The point I'm trying to make, which I wouldn't want to get lost, is that when we pull formerly hidden code out of the shadows, we need to evaluate whether it still belongs where it used to be or whether our desire to keep code well organized suggests we should move it elsewhere.

[An aside: I expect the kernel x86 community has already given consideration to an RCU implementation using TSX (Transactional Synchronization Extension) which would require refactoring RCU to separate out the idleness-based code.]

Is the whole system idle?

Posted Jul 15, 2013 21:28 UTC (Mon) by naptastic (guest, #60139) [Link]

Sorry for the naive question but, as an end-user who wants low latency for audio applications (real-time mixing,) how should I configure this feature in order to take maximum advantage of it?

Is the whole system idle?

Posted Jul 18, 2013 14:36 UTC (Thu) by Funcan (subscriber, #44209) [Link]

If your highest priority low latency, you probably don't want this feature, nor many other power saving features - you pretty much want to keep your CPUs awake and ready to do work at short notice.

Is the whole system idle?

Posted Jul 19, 2013 1:28 UTC (Fri) by oconnorcjo (guest, #2605) [Link]
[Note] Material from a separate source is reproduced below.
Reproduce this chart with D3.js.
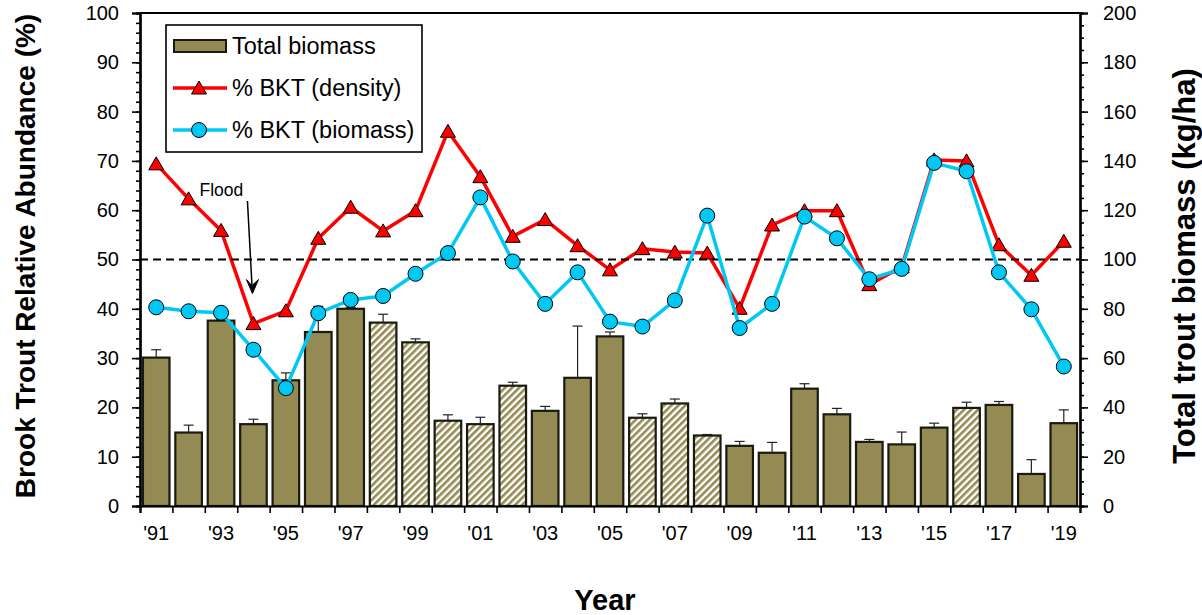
<!DOCTYPE html>
<html>
<head>
<meta charset="utf-8">
<script src="https://cdn.jsdelivr.net/npm/d3@7"></script>
<style>
  body { margin: 0; background: #fff; }
  svg { display: block; }
  text { font-family: "Liberation Sans", Arial, sans-serif; fill: #000; }
</style>
</head>
<body>
<svg id="chart" width="1202" height="615"></svg>
<script>
// Survey years
const years = [1991, 1992, 1993, 1994, 1995, 1996, 1997, 1998, 1999, 2000,
               2001, 2002, 2003, 2004, 2005, 2006, 2007, 2008, 2009, 2010,
               2011, 2012, 2013, 2014, 2015, 2016, 2017, 2018, 2019];

// Total trout biomass (kg/ha) and its upper error
const biomass = [60.2, 29.8, 75.2, 33.2, 51.0, 70.6, 80.0, 74.4, 66.4, 34.6,
                 33.2, 48.8, 38.6, 52.0, 68.8, 35.8, 41.6, 28.6, 24.4, 21.6,
                 47.6, 37.2, 26.0, 25.0, 31.8, 39.8, 41.0, 13.0, 33.6];
const biomassErr = [3.2, 3.0, 0.6, 2.0, 3.0, 10.4, 0.6, 3.4, 1.4, 2.4,
                    2.8, 1.4, 1.8, 21.0, 1.8, 1.6, 1.8, 0.4, 1.8, 4.2,
                    2.0, 2.4, 1.0, 5.0, 1.8, 2.3, 1.4, 5.8, 5.4];

// Years drawn with a hatched bar
const hatchedYears = [1998, 1999, 2000, 2001, 2002, 2006, 2007, 2008, 2016];

// Brook trout share (%) by density and by biomass
const pctDensity = [69.4, 62.3, 55.9, 37.0, 39.6, 54.3, 60.6, 55.8, 59.9, 76.0,
                    66.8, 54.7, 58.1, 52.8, 47.9, 52.2, 51.5, 51.3, 40.1, 57.0,
                    59.9, 59.9, 44.9, 48.5, 70.2, 70.0, 53.0, 46.8, 53.7];
const pctBiomass = [40.3, 39.5, 39.2, 31.7, 23.9, 39.1, 41.8, 42.6, 47.1, 51.3,
                    62.6, 49.6, 41.0, 47.4, 37.4, 36.4, 41.7, 58.9, 36.1, 41.0,
                    58.7, 54.3, 46.0, 48.1, 69.6, 67.9, 47.4, 39.9, 28.3];

const refLine = 50;
const floodYear = 1994;

const leftTicks = [0, 10, 20, 30, 40, 50, 60, 70, 80, 90, 100];
const rightTicks = [0, 20, 40, 60, 80, 100, 120, 140, 160, 180, 200];

const OLIVE = "#948A54";
const RED = "#FF0000";
const CYAN = "#00C8F5";

const svg = d3.select("#chart");
const L = 140, R = 1080, T = 13, B = 506;

const x = d3.scaleBand().domain(years).range([L, R]).paddingInner(0.18).paddingOuter(0.09);
const xEdge = d3.scaleLinear().domain([0, years.length]).range([L, R]);
const yL = d3.scaleLinear().domain([0, 100]).range([B, T]);
const yR = d3.scaleLinear().domain([0, 200]).range([B, T]);

// diagonal hatch for the hatched bars
const defs = svg.append("defs");
const pat = defs.append("pattern").attr("id", "hatch")
  .attr("patternUnits", "userSpaceOnUse").attr("width", 5).attr("height", 5)
  .attr("patternTransform", "rotate(45)");
pat.append("rect").attr("width", 5).attr("height", 5).attr("fill", "#fff");
pat.append("rect").attr("width", 2.6).attr("height", 5).attr("fill", OLIVE);

// bars
const bars = years.map((yr, i) => ({ yr, v: biomass[i], e: biomassErr[i], h: hatchedYears.includes(yr) }));
svg.append("g").selectAll("rect").data(bars).join("rect")
  .attr("x", d => x(d.yr)).attr("width", x.bandwidth())
  .attr("y", d => yR(d.v)).attr("height", d => yR(0) - yR(d.v))
  .attr("fill", d => d.h ? "url(#hatch)" : OLIVE)
  .attr("stroke", "#1a1a10").attr("stroke-width", 2.2);

// error bars (upper)
const eg = svg.append("g").attr("stroke", "#222").attr("stroke-width", 1.2);
bars.forEach(d => {
  const cx = x(d.yr) + x.bandwidth() / 2;
  eg.append("line").attr("x1", cx).attr("x2", cx).attr("y1", yR(d.v)).attr("y2", yR(d.v + d.e));
  eg.append("line").attr("x1", cx - 5).attr("x2", cx + 5).attr("y1", yR(d.v + d.e)).attr("y2", yR(d.v + d.e));
});

// axes
const fmt = d3.format("d");
const gL = svg.append("g").attr("transform", `translate(${L},0)`)
  .call(d3.axisLeft(yL).tickValues(yL.ticks(50)).tickSize(4).tickFormat(""));
const gL2 = svg.append("g").attr("transform", `translate(${L},0)`)
  .call(d3.axisLeft(yL).tickValues(leftTicks).tickSize(8).tickPadding(13).tickFormat(fmt));
const gR = svg.append("g").attr("transform", `translate(${R},0)`)
  .call(d3.axisRight(yR).tickValues(yR.ticks(50)).tickSize(4).tickFormat(""));
const gR2 = svg.append("g").attr("transform", `translate(${R},0)`)
  .call(d3.axisRight(yR).tickValues(rightTicks).tickSize(8).tickPadding(15).tickFormat(fmt));
const gB = svg.append("g").attr("transform", `translate(0,${B})`)
  .call(d3.axisBottom(xEdge).tickValues(xEdge.ticks(years.length)).tickSize(7).tickFormat(""));
const gB2 = svg.append("g").attr("transform", `translate(0,${B})`)
  .call(d3.axisBottom(x).tickValues(years.filter((d, i) => i % 2 === 0)).tickSize(0).tickPadding(20)
    .tickFormat(d => "'" + String(d).slice(2)));
gB2.select(".domain").remove();
[gL, gL2, gR, gR2, gB].forEach(g => {
  g.selectAll(".domain").attr("stroke", "#000").attr("stroke-width", 2.2);
  g.selectAll(".tick line").attr("stroke", "#000").attr("stroke-width", 1.6);
});
[gL2, gR2, gB2].forEach(g => g.selectAll("text").attr("font-size", 20).attr("font-family", "Liberation Sans, Arial, sans-serif").attr("fill", "#000"));
svg.append("line").attr("x1", L).attr("x2", R).attr("y1", T).attr("y2", T).attr("stroke", "#000").attr("stroke-width", 2.2);

// 50% reference
const refG = svg.append("g");

// density line
const lineL = d3.line().x((d, i) => x(years[i]) + x.bandwidth() / 2).y(d => yL(d));
svg.append("path").datum(pctDensity).attr("d", lineL)
  .attr("fill", "none").attr("stroke", RED).attr("stroke-width", 3.5).attr("stroke-linejoin", "round");
const tri = "M0,-7 L7.5,6 L-7.5,6 Z";
svg.append("g").selectAll("path").data(pctDensity).join("path")
  .attr("d", tri)
  .attr("transform", (d, i) => `translate(${x(years[i]) + x.bandwidth() / 2},${yL(d)})`)
  .attr("fill", RED).attr("stroke", "#000").attr("stroke-width", 1);

refG.raise();
refG.append("line").attr("x1", L).attr("x2", R).attr("y1", yL(refLine)).attr("y2", yL(refLine))
  .attr("stroke", "#000").attr("stroke-width", 2).attr("stroke-dasharray", "8,5");

// biomass share line
svg.append("path").datum(pctBiomass).attr("d", lineL)
  .attr("fill", "none").attr("stroke", CYAN).attr("stroke-width", 3.5).attr("stroke-linejoin", "round");
svg.append("g").selectAll("circle").data(pctBiomass).join("circle")
  .attr("cx", (d, i) => x(years[i]) + x.bandwidth() / 2).attr("cy", d => yL(d)).attr("r", 7.5)
  .attr("fill", CYAN).attr("stroke", "#000").attr("stroke-width", 1);

// flood annotation
const fx = x(floodYear) + x.bandwidth() / 2;
svg.append("text").attr("x", fx - 54).attr("y", 196).text("Flood")
  .attr("font-family", "Lato, 'Open Sans', sans-serif").attr("font-size", 17.5);
svg.append("line").attr("x1", fx - 6).attr("y1", 201).attr("x2", fx - 1.5).attr("y2", 285)
  .attr("stroke", "#000").attr("stroke-width", 1.5);
svg.append("path").attr("d", `M${fx - 1},${yL(pctDensity[3]) - 30} L${fx - 7},${yL(pctDensity[3]) - 44} L${fx - 1.5},${yL(pctDensity[3]) - 38} L${fx + 5},${yL(pctDensity[3]) - 44} Z`)
  .attr("fill", "#000").attr("stroke", "#000").attr("stroke-width", 1);

// legend
const lg = svg.append("g");
lg.append("rect").attr("x", 166).attr("y", 25).attr("width", 256).attr("height", 127)
  .attr("fill", "#fff").attr("stroke", "#000").attr("stroke-width", 1.6);
const items = [
  { label: "Total biomass", type: "bar" },
  { label: "% BKT (density)", type: "tri" },
  { label: "% BKT (biomass)", type: "circ" }
];
items.forEach((it, i) => {
  const cy = 46 + i * 42;
  if (it.type === "bar") {
    lg.append("rect").attr("x", 174).attr("y", cy - 6).attr("width", 52).attr("height", 12)
      .attr("fill", OLIVE).attr("stroke", "#1a1a10").attr("stroke-width", 2);
  } else {
    const c = it.type === "tri" ? RED : CYAN;
    lg.append("line").attr("x1", 173).attr("x2", 227).attr("y1", cy).attr("y2", cy)
      .attr("stroke", c).attr("stroke-width", 3.5);
    if (it.type === "tri") {
      lg.append("path").attr("d", tri).attr("transform", `translate(199,${cy})`)
        .attr("fill", RED).attr("stroke", "#000").attr("stroke-width", 1);
    } else {
      lg.append("circle").attr("cx", 199).attr("cy", cy).attr("r", 7.5)
        .attr("fill", CYAN).attr("stroke", "#000").attr("stroke-width", 1);
    }
  }
  lg.append("text").attr("x", 232).attr("y", cy).attr("dy", "0.35em")
    .attr("font-size", 23.5).text(it.label);
});

// axis titles
svg.append("text").attr("transform", "translate(25,256) rotate(-90)")
  .attr("text-anchor", "middle").attr("dy", "0.35em")
  .attr("font-weight", "bold").attr("font-size", 28).text("Brook Trout Relative Abundance (%)");
svg.append("text").attr("transform", "translate(1184,266) rotate(-90)")
  .attr("text-anchor", "middle").attr("dy", "0.35em")
  .attr("font-weight", "bold").attr("font-size", 31).text("Total trout biomass (kg/ha)");
svg.append("text").attr("x", 605).attr("y", 610).attr("text-anchor", "middle")
  .attr("font-weight", "bold").attr("font-size", 29).text("Year");
</script>
</body>
</html>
I see this as fixing a problem that does not exist. If you have a system with 30+ processors, then having one CPU never go idle, seems like a non issue. The only serious area for this patch is for mobile devices and laptops. How I might aproach this concept is have a global variable to check idleness and if there are more than 16 CPU's just DON'T check at all. If a machine has more than 16 CPU's one CPU never going full idle to do clock ticks is not that much of a power savings so just do't do it. For all cases with less CPU's well the delay factor of checking should be minimal.

Is the whole system idle?

Posted Jul 19, 2013 9:20 UTC (Fri) by micka (subscriber, #38720) [Link]

Mobile device with 16 CPU is for next year.
Well, not really, but I don't know when it will be, and I certainly won't say it will not happen. I wouldn't have thought we'd have 4 CPUs in phones not so long ago, when my desktop computer was single core and I was sad because kernel devs seemed to only be interested in performance on server hardware (ie multi CPU).

I'm no expert, but if you have for example 4 big.LITTLE in a device, isn't that already 8 cores ?

Is the whole system idle?

Posted Jul 19, 2013 15:42 UTC (Fri) by mathstuf (subscriber, #69389) [Link]

I thought the current implementation of big.LITTLE would treat it as 4 cores with different frequency scaling options.

Is the whole system idle?

Posted Jul 19, 2013 17:49 UTC (Fri) by corbet (editor, #1) [Link]

The big.LITTLE switcher code works that way; bit LITTLE MP, instead, treats all of the processors independently. Neither approach is upstream, currently.

Is the whole system idle?

Posted Jul 19, 2013 8:56 UTC (Fri) by etienne (guest, #25256) [Link]

> The actual scan of the per-CPU idle flags is not done in the scheduler

Isn't it the case that IRQ can be directed towards any of the processor cores in hardware, and a core going to sleep shall divert IRQs to other cores before sleeping (because the time to wake-up adds to latency).
If you are the core assigned to every IRQs and are going to sleep, you are the last one...
IRQ assignment is obviously not a core local resource, but is done anyway - why not re-use these hardware registers?